Há poucos dias, lembrei do Dyneas. Num final de tarde, no Patheo, em Olinda, verdadeiro desfile de homens e mulheres de todas as idades trajando bermudas e absolutamente à vontade nos seus tênis ou sandálias.

Uns alegres, conversando em voz alta. Outros caminhando em silêncio e a passos rápidos como quem tem pressa e muito a resolver. 

Um jovem casal parecia dar voltas em torno de cafés, pequenas lojas de utilidades e quiosques de camisetas e assistência técnica e acessórios para smartphones. 

Namoro novo? 

Parece que sim.

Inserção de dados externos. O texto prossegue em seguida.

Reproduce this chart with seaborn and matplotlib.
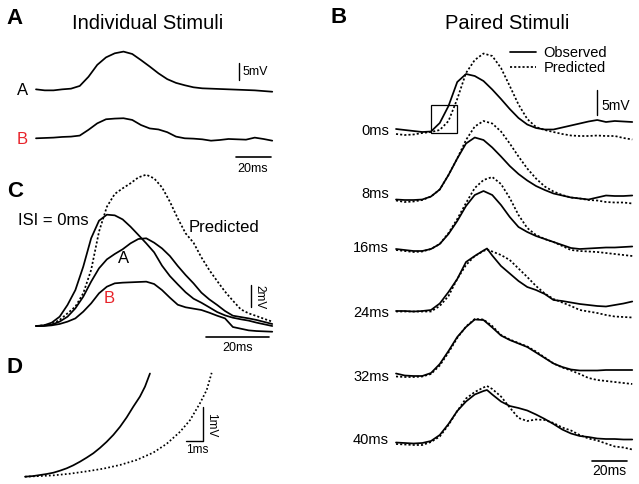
import numpy as np
import pandas as pd
import matplotlib
matplotlib.use('Agg')
import matplotlib.pyplot as plt
from matplotlib.lines import Line2D
from matplotlib.patches import Rectangle
import seaborn as sns

# ---- data (ms / mV) ----
# panel A, individual stimuli, 5 ms sampling
tA = [0, 5, 10, 15, 20, 25, 30, 35, 40, 45, 50, 55, 60, 65, 70, 75, 80, 85, 90, 95,
      100, 105, 110, 115, 120, 125, 130, 135]
stimA = [-0.1, -0.4, -0.4, -0.1, 0.1, 0.9, 3.6, 7.1, 9.3, 10.5, 11.0, 10.3, 8.5, 6.6, 4.6, 2.9,
         1.8, 1.1, 0.5, 0.2, 0.1, 0.0, -0.1, -0.2, -0.3, -0.4, -0.6, -0.8]
stimB = [0, 0.1, 0.2, 0.4, 0.5, 0.8, 2.5, 4.4, 5.6, 5.8, 5.9, 5.4, 3.9, 2.9, 2.6, 1.8,
         0.5, 0.0, -0.1, -0.3, -0.7, -0.5, -0.2, -0.3, -0.4, 0.2, -0.2, -0.7]

# panel B, paired stimuli at several ISIs
tB = [0, 5, 10, 15, 20, 25, 30, 35, 40, 45, 50, 55, 60, 65, 70, 75, 80, 85, 90, 95,
      100, 105, 110, 115, 120, 125, 130, 135]
tB_pk = [0, 5, 10, 15, 20, 25, 30, 35, 40, 45, 50, 52, 55, 60, 65, 70, 75, 80, 85, 90, 95,
         100, 105, 110, 115, 120, 125, 130, 135]
isi_labels = ['0ms', '8ms', '16ms', '24ms', '32ms', '40ms']
obs_0 = [0.5, 0.3, 0.1, -0.1, 0.0, 1.7, 5.1, 9.9, 11.5, 11.1, 10.1, 8.4, 6.5, 4.5, 2.7, 1.4,
         0.7, 0.4, 0.4, 0.8, 1.2, 1.6, 2.0, 2.3, 1.9, 2.1, 2.0, 1.9]
pred_0 = [-0.5, -0.7, -0.6, -0.3, -0.1, 0.3, 2.1, 6.5, 11.7, 14.3, 15.6, 15.1, 12.7, 9.1, 5.4,
          2.5, 0.9, 0.3, -0.1, -0.5, -0.8, -0.9, -0.9, -0.8, -0.9, -0.9, -1.3, -1.6]
obs_8 = [0.1, 0, 0, 0.1, 0.7, 2.1, 5.0, 8.3, 11.3, 12.5, 12.0, 10.5, 8.7, 6.8, 5.2, 3.9,
         2.8, 2.0, 1.3, 0.9, 0.5, 0.3, 0.1, 0.5, 0.9, 0.8, 0.8, 0.9]
pred_8 = [-0.1, -0.4, -0.3, 0, 0.7, 2.1, 5.0, 8.3, 12.0, 14.7, 15.8, 15.3, 13.7, 11.3, 8.7,
          6.3, 4.3, 2.7, 1.7, 1.0, 0.5, 0.3, 0, -0.1, -0.4, -0.5, -0.5, -0.7]
obs_16 = [0, -0.2, -0.4, -0.4, 0, 1.0, 3.0, 5.6, 8.6, 10.8, 11.6, 10.8, 8.8, 6.4, 4.4, 3.4,
          2.6, 2.0, 1.4, 0.8, 0.2, 0, 0.1, 0.2, 0.3, 0.3, 0.4, 0.5]
pred_16 = [-0.2, -0.4, -0.6, -0.5, 0, 1.0, 3.2, 6.0, 9.2, 12.2, 13.8, 14.4, 13.0, 10.2, 6.8,
           4.2, 2.8, 2.0, 1.4, 0.6, -0.2, -0.4, -0.5, -0.6, -0.8, -1.0, -1.2, -1.4]
obs_24 = [0, 0, -0.1, 0, 0.2, 1.5, 3.8, 6.4, 9.8, 11.0, 12.1, 12.5, 11.1, 9.0, 7.5, 6.0, 4.8,
          4.2, 3.4, 2.2, 2.0, 1.7, 1.4, 1.2, 1.0, 0.9, 1.2, 1.5, 1.9]
pred_24 = [-0.1, -0.1, -0.1, -0.1, -0.1, 1.0, 3.0, 6.4, 9.2, 11.0, 12.0, 12.3, 11.9, 11.2, 10.2,
           8.5, 6.8, 5.0, 3.5, 2.4, 1.7, 1.0, 0.2, -0.1, -0.4, -0.8, -1.1, -1.2, -1.3]
obs_32 = [0.4, 0, -0.1, -0.1, 0.5, 2.3, 4.9, 7.7, 9.7, 11.2, 11.1, 9.6, 8.0, 7.1, 6.4, 5.7,
          4.6, 3.5, 2.4, 1.7, 1.2, 1.0, 1.0, 1.0, 1.1, 1.1, 1.1, 1.1]
pred_32 = [-0.2, -0.3, -0.3, -0.2, 0.3, 2.0, 4.6, 7.5, 9.8, 11.3, 11.2, 9.9, 8.1, 7.2, 6.5, 5.8,
           4.8, 3.6, 2.4, 1.6, 1.0, 0.3, -0.5, -0.9, -1.1, -1.3, -1.5, -1.7]
obs_40 = [0.1, 0, -0.1, 0, 0.4, 1.6, 3.8, 6.4, 8.3, 9.7, 10.4, 10.6, 9.7, 8.3, 7.4, 7.0, 6.5,
          5.7, 4.8, 3.8, 2.7, 1.9, 1.4, 1.2, 0.9, 0.8, 0.8, 0.7, 0.7]
pred_40 = [-0.2, -0.3, -0.4, -0.4, 0.2, 1.3, 3.6, 6.4, 8.9, 10.2, 11.1, 11.4, 10.8, 9.3, 7.1,
           5.0, 4.4, 4.7, 4.6, 4.0, 3.1, 2.5, 1.6, 0.9, 0.5, -0.1, -0.7, -0.9, -1.3]
b_offsets = [62.3, 48.6, 38.8, 26.4, 13.5, 0]

# panel C, averaged responses, 2.5 ms sampling
tC = [0, 2.5, 5, 7.5, 10, 12.5, 15, 17.5, 20, 22.5, 25, 27.5, 30, 32.5, 35, 37.5, 40, 42.5,
      45, 47.5, 50, 52.5, 55, 57.5, 60, 62.5, 65, 67.5, 70, 72.5, 75]
c_isi0 = [0, 0.06, 0.30, 0.83, 1.88, 3.21, 5.30, 7.83, 9.40, 9.94, 9.88, 9.52, 8.87, 8.13,
          7.38, 6.58, 5.39, 4.46, 3.72, 3.01, 2.44, 2.08, 1.67, 1.25, 0.95, 0.74, 0.60, 0.48,
          0.30, 0.15, 0]
c_A = [0, 0.03, 0.12, 0.39, 0.83, 1.58, 2.62, 3.96, 5.15, 5.95, 6.43, 6.85, 7.38, 7.77, 7.83,
       7.44, 6.93, 6.25, 5.36, 4.55, 3.81, 2.98, 2.38, 1.88, 1.34, 0.92, 0.80, 0.68, 0.54,
       0.36, 0.18]
c_B = [0, 0, 0.06, 0.18, 0.39, 0.68, 1.28, 2.02, 2.92, 3.51, 3.81, 3.87, 3.90, 3.93, 3.96,
       3.75, 3.21, 2.53, 1.90, 1.67, 1.55, 1.43, 1.19, 0.92, 0.68, -0.09, -0.24, -0.39, -0.45,
       -0.48, -0.51]
c_pred = [0, 0.06, 0.18, 0.54, 1.13, 1.73, 2.92, 5.0, 8.42, 10.65, 11.79, 12.29, 12.74, 13.27,
          13.51, 13.18, 12.38, 11.10, 9.61, 8.27, 7.44, 6.13, 5.0, 4.02, 3.07, 2.26, 1.49, 1.13,
          0.89, 0.63, 0.39]

# panel D, onset (boxed region in B)
tD_obs = [0, 0.49, 0.88, 1.27, 1.67, 2.06, 2.45, 2.84, 3.24, 3.63, 4.02, 4.41, 4.80, 5.20,
          5.59, 5.98, 6.37, 6.76, 7.06, 7.35]
d_obs = [0, 0.02, 0.05, 0.08, 0.12, 0.18, 0.25, 0.34, 0.45, 0.57, 0.70, 0.86, 1.04, 1.25,
         1.49, 1.77, 2.09, 2.39, 2.69, 3.08]
tD_pred = [0, 0.88, 1.67, 2.65, 3.63, 4.61, 5.59, 6.57, 7.55, 8.33, 9.12, 9.71, 10.29, 10.69,
           10.98]
d_pred = [0, 0.02, 0.04, 0.09, 0.16, 0.24, 0.35, 0.50, 0.72, 0.98, 1.34, 1.69, 2.19, 2.59, 3.10]

# ---- figure ----
sns.set_style('white')
plt.rcParams['font.family'] = ['Liberation Sans', 'DejaVu Sans']
plt.rcParams['text.color'] = 'black'

W, H = 639, 484
RED = '#e8232a'
LW = 1.25
DOT = (0, (1.2, 1.2))

fig = plt.figure(figsize=(W / 100, H / 100), dpi=100)


def panel_axes(x0, y0, sx, sy):
    # full-figure axes; (x0, y0) is the pixel of t=0, v=0; sx px/ms, sy px/mV
    ax = fig.add_axes([0, 0, 1, 1])
    ax.set_xlim(-x0 / sx, (W - x0) / sx)
    ax.set_ylim((y0 - H) / sy, y0 / sy)
    ax.axis('off')
    return ax


def label(x, y, s, **kw):
    fig.text(x / W, 1 - y / H, s, **kw)


# A
axA = panel_axes(36, 89, 1.75, 3.4)
sns.lineplot(x=tA, y=stimA, ax=axA, color='black', lw=LW)
sns.lineplot(x=tA, y=np.array(stimB) - 14.5, ax=axA, color='black', lw=LW)
axA.plot([116.2, 116.2], [2.6, 7.6], color='black', lw=1.0)
axA.plot([114.3, 134.3], [-19.9, -19.9], color='black', lw=1.2)

# B
axB = panel_axes(396, 443, 1.75, 5.0)
traces = [(obs_0, pred_0, tB), (obs_8, pred_8, tB), (obs_16, pred_16, tB),
          (obs_24, pred_24, tB_pk), (obs_32, pred_32, tB), (obs_40, pred_40, tB_pk)]
frames = []
for lab, off, (obs, pred, t) in zip(isi_labels, b_offsets, traces):
    frames.append(pd.DataFrame({'t': t, 'mV': np.array(obs) + off, 'isi': lab, 'kind': 'Observed'}))
    frames.append(pd.DataFrame({'t': t, 'mV': np.array(pred) + off, 'isi': lab, 'kind': 'Predicted'}))
dfB = pd.concat(frames, ignore_index=True)
sns.lineplot(data=dfB, x='t', y='mV', units='isi', estimator=None, sort=False,
             style='kind', dashes={'Observed': '', 'Predicted': (1.2, 1.2)},
             color='black', lw=LW, legend=False, ax=axB)
axB.add_patch(Rectangle((20, b_offsets[0] - 0.25), 14.7, 5.55, fill=False, ec='black', lw=0.9))
axB.plot([115, 115], [65.6, 70.6], color='black', lw=1.0)
axB.plot([112, 132], [-3.5, -3.5], color='black', lw=1.2)
handles = [Line2D([], [], color='black', lw=LW), Line2D([], [], color='black', lw=LW, ls=DOT)]
axB.legend(handles, ['Observed', 'Predicted'], loc='upper left',
           bbox_to_anchor=(510 / W, 1 - 46 / H), bbox_transform=fig.transFigure,
           frameon=False, fontsize=10.5, handlelength=1.75, handletextpad=0.55,
           labelspacing=0.1, borderpad=0, borderaxespad=0)

# C
axC = panel_axes(36, 326, 3.15, 11.2)
for v in (c_isi0, c_A, c_B):
    sns.lineplot(x=tC, y=v, ax=axC, color='black', lw=LW)
sns.lineplot(x=tC, y=c_pred, ax=axC, color='black', lw=LW, linestyle=DOT)
axC.plot([68.2, 68.2], [1.7, 3.7], color='black', lw=1.0)
axC.plot([53.9, 73.9], [-1.0, -1.0], color='black', lw=1.2)

# D
axD = panel_axes(25, 476.7, 17, 33.5)
sns.lineplot(x=tD_obs, y=d_obs, ax=axD, color='black', lw=LW)
sns.lineplot(x=tD_pred, y=d_pred, ax=axD, color='black', lw=LW, linestyle=(0, (1.0, 1.3)))
axD.plot([9.45, 10.45, 10.45], [1.07, 1.07, 2.07], color='black', lw=1.0)

# ---- text ----
for x, y, s in [(6, 24, 'A'), (330, 23.3, 'B'), (7, 196.7, 'C'), (7, 373.3, 'D')]:
    label(x, y, s, fontsize=16, fontweight='bold', va='baseline')
label(148, 29.3, 'Individual Stimuli', fontsize=14.5, ha='center', va='baseline')
label(507, 29.3, 'Paired Stimuli', fontsize=14.5, ha='center', va='baseline')

label(17, 95, 'A', fontsize=12, va='baseline')
label(17, 144, 'B', fontsize=12, va='baseline', color=RED)
label(243, 75, '5mV', fontsize=9, va='baseline')
label(253, 172, '20ms', fontsize=9, ha='center', va='baseline')

for s, y in zip(isi_labels, [135, 198.3, 252.3, 317.3, 380.7, 444]):
    label(389, y, s, fontsize=10.5, ha='right', va='baseline')
label(601, 110, '5mV', fontsize=10, va='baseline')
label(609, 475, '20ms', fontsize=10, ha='center', va='baseline')

label(18, 225, 'ISI = 0ms', fontsize=12, va='baseline')
label(189, 232.3, 'Predicted', fontsize=12, va='baseline')
label(118, 263.3, 'A', fontsize=12, va='baseline')
label(104, 303.3, 'B', fontsize=12, va='baseline', color=RED)
label(259, 297.5, '2mV', fontsize=8.5, ha='center', va='center', rotation=270)
label(237.5, 351, '20ms', fontsize=9, ha='center', va='baseline')

label(211, 425, '1mV', fontsize=8.5, ha='center', va='center', rotation=270)
label(197.5, 453.3, '1ms', fontsize=8.5, ha='center', va='baseline')

fig.savefig('out.png', dpi=100)
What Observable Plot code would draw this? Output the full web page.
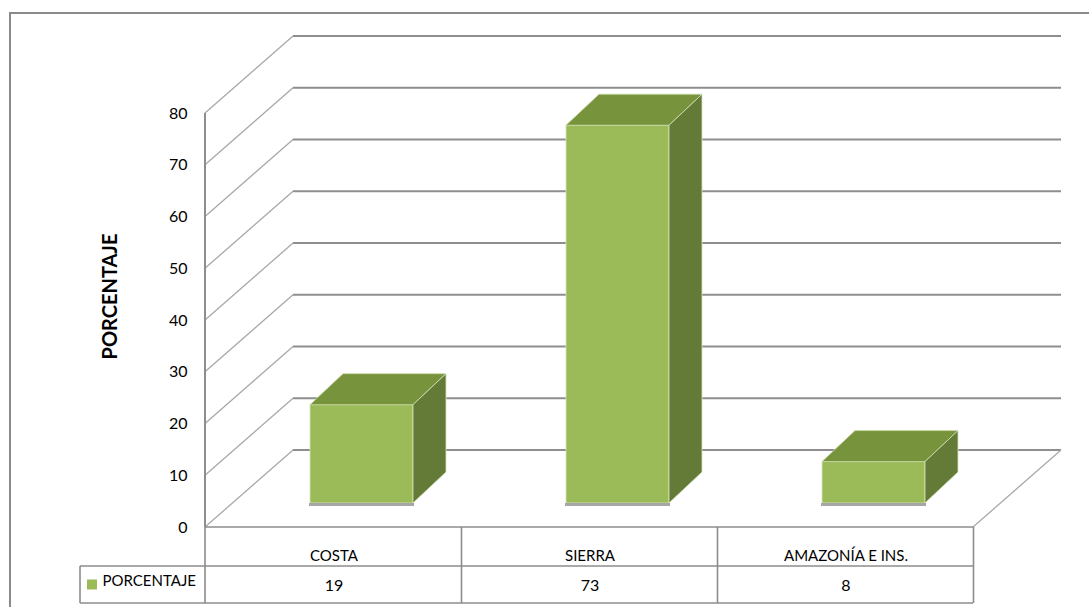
<!DOCTYPE html>
<html>
<head>
<meta charset="utf-8">
<script src="https://cdn.jsdelivr.net/npm/d3@7"></script>
<script src="https://cdn.jsdelivr.net/npm/@observablehq/plot@0.6"></script>
<style>
  html, body { margin: 0; padding: 0; background: white; }
  #chart svg { display: block; }
</style>
</head>
<body>
<div id="chart"></div>
<script>
// ---- data ----
const categories = ["COSTA", "SIERRA", "AMAZONÍA E INS."];
const values = [19, 73, 8];
const seriesName = "PORCENTAJE";
const yTicks = [0, 10, 20, 30, 40, 50, 60, 70, 80];
const yTitle = "PORCENTAJE";

// ---- style constants ----
const WALL = [88, -77];      // depth of back wall (px)
const BAR_OFF = [28, -24];   // offset of bar front face from front plane
const BAR_DEPTH = [33, -31]; // depth of each bar
const FRONT = "#9bbb59", TOP = "#77933c", SIDE = "#647a37";
const GRID = "#8e8e8e", DIAG = "#a8a8a8", TABLE = "#8c8c8c";

const rows = categories.map((c, i) => ({cat: c, value: values[i]}));

function el(name, attrs) {
  const e = document.createElementNS("http://www.w3.org/2000/svg", name);
  for (const k in attrs) e.setAttribute(k, attrs[k]);
  return e;
}

// back wall, floor and gridlines
function wallMark(index, scales, values, dim) {
  const {x, y} = scales;
  const g = el("g", {});
  const [x0, x1] = [dim.marginLeft, dim.width - dim.marginRight];
  for (const t of yTicks) {
    const py = y(t);
    g.appendChild(el("line", {x1: x0, y1: py, x2: x0 + WALL[0], y2: py + WALL[1], stroke: DIAG, "stroke-width": 1.3}));
    g.appendChild(el("line", {x1: x0 + WALL[0], y1: py + WALL[1], x2: x1 + WALL[0], y2: py + WALL[1], stroke: GRID, "stroke-width": 2}));
  }
  // floor right edge
  g.appendChild(el("line", {x1: x1, y1: y(0), x2: x1 + WALL[0], y2: y(0) + WALL[1], stroke: DIAG, "stroke-width": 1.3}));
  // front vertical axis
  g.appendChild(el("line", {x1: x0, y1: y(yTicks[yTicks.length - 1]), x2: x0, y2: y(0), stroke: GRID, "stroke-width": 2}));
  return g;
}

// top and side faces of each bar + shadow
function barFacesMark(index, scales, values, dim) {
  const {x, y} = scales;
  const bw = x.bandwidth();
  const g = el("g", {});
  for (const d of rows) {
    const l = x(d.cat) + BAR_OFF[0];
    const r = l + bw;
    const top = y(d.value) + BAR_OFF[1];
    const bot = y(0) + BAR_OFF[1];
    const [dx, dy] = BAR_DEPTH;
    g.appendChild(el("rect", {x: l - 1, y: bot, width: bw + 2, height: 3, fill: "#a6a6a6"}));
    g.appendChild(el("polygon", {points: `${l},${top} ${l + dx},${top + dy} ${r + dx},${top + dy} ${r},${top}`, fill: TOP, stroke: "#c9d8a6", "stroke-width": 0.8}));
    g.appendChild(el("polygon", {points: `${r},${top} ${r + dx},${top + dy} ${r + dx},${bot + dy} ${r},${bot}`, fill: SIDE, stroke: "#d6e2bd", "stroke-width": 0.8}));
  }
  return g;
}

// data table grid below the plot
function tableMark(index, scales, values, dim) {
  const {x, y} = scales;
  const g = el("g", {});
  const step = x.step();
  const bw = x.bandwidth();
  const x0 = dim.marginLeft, x1 = dim.width - dim.marginRight;
  const yTop = y(0), yMid = yTop + 39, yBot = yTop + 76;
  const legendLeft = x0 - 125;
  const L = (a, b, c, e) => g.appendChild(el("line", {x1: a, y1: b, x2: c, y2: e, stroke: TABLE, "stroke-width": 1.6}));
  L(x0, yTop, x1, yTop);
  L(legendLeft, yMid, x1, yMid);
  L(legendLeft, yBot, x1, yBot);
  L(legendLeft, yMid, legendLeft, yBot);
  const bounds = [x0, ...categories.map(c => x(c) + bw / 2 + step / 2)];
  for (const bx of bounds) L(bx, yTop, bx, yBot);
  // legend key
  g.appendChild(el("rect", {x: legendLeft + 7, y: (yMid + yBot) / 2 - 5, width: 10, height: 10, fill: FRONT}));
  // outer chart border
  g.appendChild(el("rect", {x: 10, y: 13, width: dim.width + 20, height: dim.height + 20, fill: "none", stroke: "#8a8a8a", "stroke-width": 2}));
  return g;
}

const chart = Plot.plot({
  width: 1089,
  height: 607,
  marginLeft: 205,
  marginRight: 116,
  marginTop: 113,
  marginBottom: 80,
  style: {fontFamily: "Lato, 'Open Sans', sans-serif", fontSize: "16px", color: "black", background: "white"},
  x: {domain: categories, paddingInner: 0.598, paddingOuter: 0.299, axis: null},
  y: {domain: [0, 80], ticks: yTicks, tickSize: 0, tickPadding: 18, label: null, tickFormat: d => String(d)},
  marks: [
    wallMark,
    Plot.barY(rows, {x: "cat", y: "value", fill: FRONT, dx: BAR_OFF[0], dy: BAR_OFF[1], stroke: "#d7e4bd", strokeWidth: 0.8}),
    barFacesMark,
    tableMark,
    Plot.text(rows, {x: "cat", y: () => 0, text: "cat", dy: 29, fontSize: 15}),
    Plot.text(rows, {x: "cat", y: () => 0, text: d => String(d.value), dy: 58, fontSize: 16}),
    Plot.text([seriesName], {frameAnchor: "bottom-left", dx: -103, dy: 58, textAnchor: "start", fontSize: 15}),
    Plot.text([yTitle], {frameAnchor: "left", textAnchor: "middle", rotate: -90, dx: -95, dy: -24, fontWeight: "bold", fontSize: 20, letterSpacing: 4})
  ]
});
document.getElementById("chart").appendChild(chart);
</script>
</body>
</html>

Pois contei pelo menos cinco voltas, quase que em círculo, e repetidas trocas de carinho. O casal parava diante de vitrines sem nada ver. Ensaiava o retorno em sentido contrário, mas repetia o roteiro original...

Cena oposta a pouco mais de quatro metros, ao meu lado. Ele e ela, talvez por volta dos trinta anos, se sentaram de mãos entrelaçadas, porém logo após sorverem um cappuccino, silêncio perturbador. Sequer em seus smartphones mexiam. algo estranho no ar. Parecia filme de Pier Paolo Pasolini ou Ingmar Bergman.

Gosto de ambientes movimentados. Enquanto aguardo meus interlocutores, ponho-me a imaginar histórias de vida, humores e expectativas no semblante dos que por ali transitam.

Afinal, nossa luta é pela felicidade dessa gente, que – como na canção de Chico Buarque e Vinícius – “vai em frente/Sem nem ter com quem contar”.